Welcome to Pocket Science: a glimpse at recent research from Husker scientists and engineers. For those who want to quickly learn the “What,” “So what” and “Now what” of Husker research.
Bacteria regularly develop and deploy new antibiotics in a never-ending arms race to kill other bacterial species that compete for mutual resources. Humans have capitalized on that evolutionarily honed capability by administering antibiotics to strike at harmful bacteria that invade and infect their bodies.
But antibiotics can also attack innocent bystanders — among them, the oft-beneficial bacterial species that inhabit the guts of humans and many other animals. With the use and environmental spread of antibiotics increasing, especially via application in livestock, their effect on host bacteria is joining the rise of antibiotic resistance as a potential cause for concern.
Prior research indicates that exposure to antibiotics can reduce the presence and modify the makeup of a host’s bacterial community, or microbiome, potentially driving changes in metabolism and greater susceptibility to pathogens, obesity and antibiotic-resistant bacteria. Studies have even shown that antibiotics can influence microbiomes in the next generation of offspring, which receive those bacteria from parents or the environment. Less is known, though, about how those effects play out across multiple generations.
So what?Reilly Cooper and colleagues turned to Daphnia magna, a species of crustacean that grows to mere millimeters in length but is emerging as a go-to organism for studying microbiome dynamics. The team raised five generations of D. magna; half of the first generation was raised antibiotic-free, the other half in an antibiotic-rich cocktail. Subsequent generations of the antibiotic-free crustaceans continued to be raised that way. Each generation born to antibiotic-exposed parents, meanwhile, was evenly split between an antibiotic-rich or antibiotic-free existence.
As expected, antibiotics appeared to drastically alter the population of bacteria in first-generation D. magna, increasing the number of one prominent bacterial group while curbing the abundance of another. And the diversity of bacterial species continued to decline across generations of the antibiotic-exposed crustaceans.
Nevertheless, D. magna whose parents were exposed to antibiotics, but which themselves were raised antibiotic-free, boasted bacterial communities that were mostly indistinguishable from crustaceans’ whose ancestors were never exposed. That finding, which ran counter to the team’s expectations, suggests that just one generation may be enough for a microbiome to effectively recover — regardless of how many generations of antibiotic exposure preceded it.

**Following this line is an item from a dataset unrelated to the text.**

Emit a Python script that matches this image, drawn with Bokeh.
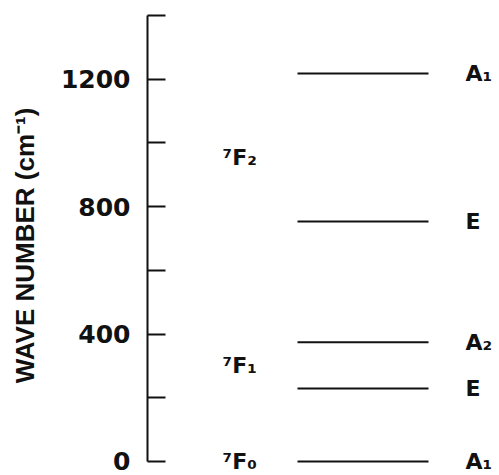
from bokeh.plotting import figure
from bokeh.models import Range1d, FixedTicker, ColumnDataSource
from bokeh.embed import file_html
from bokeh.resources import INLINE
from bokeh.core.properties import value

# ---- data ----
level_energies = [0, 229, 374, 753, 1218]          # cm^-1
level_symmetries = ["A₁", "E", "A₂", "E", "A₁"]
term_labels = ["⁷F₀", "⁷F₁", "⁷F₂"]
term_energies = [0, 302, 955]
major_ticks = [0, 400, 800, 1200]
minor_ticks = [200, 600, 1000, 1400]
axis_title = "WAVE NUMBER (cm⁻¹)"

# ---- layout constants (x units = screen pixels right of the axis) ----
LINE_X0, LINE_X1 = 150, 281
TERM_X = 75
SYM_X = 318

p = figure(width=499, height=475,
           x_range=Range1d(0, 352), y_range=Range1d(-44, 1400),
           output_backend="svg", toolbar_location=None,
           x_axis_location=None, y_axis_location="left",
           min_border_left=147, min_border_right=0,
           min_border_top=15, min_border_bottom=0)
p.outline_line_color = None
p.grid.grid_line_color = None
p.background_fill_color = "white"

ax = p.yaxis[0]
ax.ticker = FixedTicker(ticks=major_ticks, minor_ticks=minor_ticks)
ax.bounds = (0, 1400)
ax.axis_line_width = 2
ax.axis_line_color = "#111111"
ax.major_tick_in = 18
ax.major_tick_out = 0
ax.minor_tick_in = 18
ax.minor_tick_out = 0
ax.major_tick_line_width = 2
ax.minor_tick_line_width = 2
ax.major_tick_line_color = "#111111"
ax.minor_tick_line_color = "#111111"
ax.major_label_standoff = 17
ax.major_label_text_font = "DejaVu Sans"
ax.major_label_text_font_size = "25px"
ax.major_label_text_font_style = "bold"
ax.major_label_text_color = "#111111"
ax.axis_label = axis_title
ax.axis_label_text_font = "Liberation Sans"
ax.axis_label_text_font_size = "26px"
ax.axis_label_text_font_style = "bold"
ax.axis_label_text_color = "#111111"
ax.axis_label_standoff = 18

lev = ColumnDataSource(dict(
    x0=[LINE_X0] * len(level_energies),
    x1=[LINE_X1] * len(level_energies),
    y=level_energies,
    xs=[SYM_X] * len(level_energies),
    sym=level_symmetries,
))
p.segment(x0="x0", y0="y", x1="x1", y1="y", source=lev,
          line_color="#111111", line_width=2)
p.text(x="xs", y="y", text="sym", source=lev,
       text_font=value("DejaVu Sans"), text_font_size="22px",
       text_font_style="bold", text_color="#111111",
       text_align="left", text_baseline="middle")

terms = ColumnDataSource(dict(
    x=[TERM_X] * len(term_labels),
    y=term_energies,
    t=term_labels,
))
p.text(x="x", y="y", text="t", source=terms,
       text_font=value("DejaVu Sans"), text_font_size="22px",
       text_font_style="bold", text_color="#111111",
       text_align="left", text_baseline="middle")

open("out.html", "w").write(file_html(p, INLINE))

The team was in for another surprise: The simple act of isolating the individual crustaceans, whether antibiotic-exposed or -free, also corresponded with less bacterial diversity across generations of D. magna. Though survival rates dropped across the generations of isolated crustaceans, both body size and total reproduction increased. So, too, did the disappearance of relatively rare bacterial groups — hinting that those groups might be playing detrimental roles.
Having demonstrated the effects of various conditions on microbiomes, D. magna should continue to serve as a model organism for investigating the resilience, diversity and trajectory of bacterial communities across generations, the team said.
Cooper especially hopes that researchers follow up on the influences of isolation, which indicate that maintaining a diverse microbiome could depend on whether an animal grows up alongside members of its own species. If so, that could have implications for a whole host of host species, he said.